Parser and analytics tools for WhatsApp group chats


Keywords
whatsapp, analysis, parser, chat, machine-learning, pandas, whatsapp-analysis, whatsapp-group, whatsapp-parser, whatsapp-statistics
License
GPL-3.0
Install
pip install whatstk==0.4.0

Documentation

whatstk

Package version

Build Status codecov Python 3.6 Documentation GitHub license

Get the Desktop App

whatstk is a Python module for WhatsApp chat group analysis and distributed under the GPL-3.0 license.

Please star our project if you found it interesting to keep us motivated 😃!

Installation

Tested on Python 3.7

pip install whatstk

Getting Started

Make sure to first obtain the chat to be analyzed. Export it as a txt file using your phone (more info on this here).

Check more on how-to use it in the docs

Obtain a dataframe from your chat log file

Load your chat using the object WhatsAppChat. Example below we use chat example.txt

from whatstk import WhatsAppChat

filename = 'chats/example.txt'
chat = WhatsAppChat.from_txt(filename)

Once you have your WhatsAppChat object, you can access the loaded data using the class attribute df, i.e. chat.df.

chat.df.info()
See results

<class 'pandas.core.frame.DataFrame'>
DatetimeIndex: 18 entries, 2016-08-06 13:23:00 to 2016-10-31 12:23:00
Data columns (total 2 columns):
 #   Column    Non-Null Count  Dtype 
---  ------    --------------  ----- 
 0   username  18 non-null     object
 1   message   18 non-null     object
dtypes: object(2)
memory usage: 432.0+ bytes

Note 1: By default, header auto-detect feature is used. If it does not work, use hformat variable to specify your header format. In our example, it would be: hformat = '%d.%m.%y, %H:%M - %name:'. More on this here.

Note 2: If your chat uses 12h clock, it may not work as expected. If it is your case, please report it in the issues section.

Plot the cumulative messages sent by day

Once you have your WhatsAppChat object, you can easily get the number of interventions per user per, say, day using the method interventions() with date_mode argument set to 'day'. With this, some minor processing, plotly and vis method from whatstk.plot you can get really insightful plots.

from whatstk.analysis import interventions
counts = interventions(chat=chat, date_mode='date', msg_length=False)
counts_cumsum = counts.cumsum()

# Plot result
from plotly.offline import plot
from whatstk.plot import vis
plot(vis(counts_cumsum, 'cumulative number of messages sent per day'))

What's the header?

The chat file syntax can differ between devices, OS and language settings, which makes it hard some times to correctly parse the data and make WhatsTK work correctly.
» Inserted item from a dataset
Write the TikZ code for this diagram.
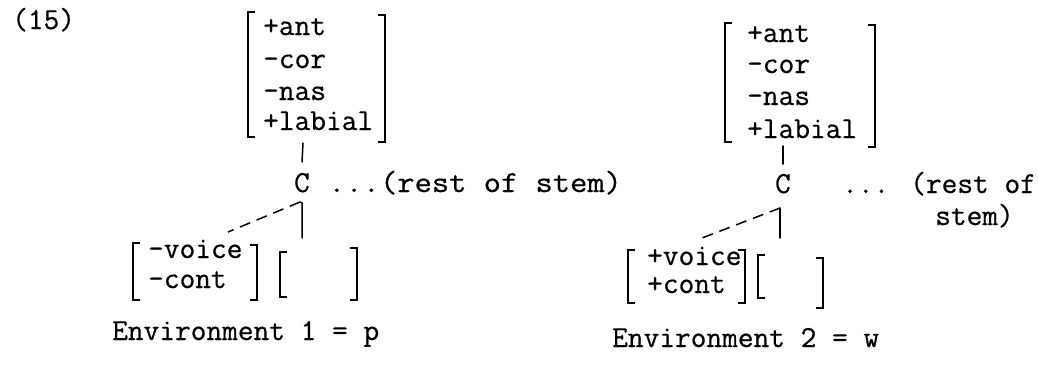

The header appears for each message sent in the chat. It contains a timestamp and the name of the user that sent the message.

See it for yourself and open the exported chat file. You will find that the messages have a similar format like the one below:

15.04.2016, 15:04 - You created group “Sample Group”
06.08.2016, 13:18 - Messages you send to this group are now secured with end-to-end encryption. Tap for more info.
06.08.2016, 13:23 - Ash Ketchum: Hey guys!
06.08.2016, 13:25 - Brock: Hey Ash, good to have a common group!
06.08.2016, 13:30 - Misty: Hey guys! Long time haven't heard anything from you
06.08.2016, 13:45 - Ash Ketchum: Indeed. I think having a whatsapp group nowadays is a good idea
06.08.2016, 14:30 - Misty: Definetly
06.08.2016, 17:25 - Brock: I totally agree
07.08.2016, 11:45 - Prof. Oak: Kids, shall I design a smart poke-ball?

In this example, the header is day.month.year, hour:minutes - username: which corresponds to the header format %d.%m.%y, %H:%M - %name:. However, in your case it may be something else. Check table below to see the codes for each header unit.

Date Unit Code Definition
%y Year
%m Month of the year (1-12)
%d Day of the month (0-31)
%H Hour 24h-clock (0-23)
%P Hour 12h-clock (1-12)
%M Minutes (0-60)
%S Seconds (0-60)
%name Name of user

Known issues

  • 12h clock header format is not supported.

Contribute

We are very open to have collaborators. You can freely fork and issue a pull request with your updates! For other issues/bugs/suggestions, please report it as an issue or text me.

Pull Requests

Make sure to test your code before issuing a pull request:

py.test --cov-report term --cov=whatstk tests/

Note 1: Use --html=testreport.html --cov-report html to generate HTML reports.

However, pull requests will trigger the Travis CI pipeline, which will run the tests as well.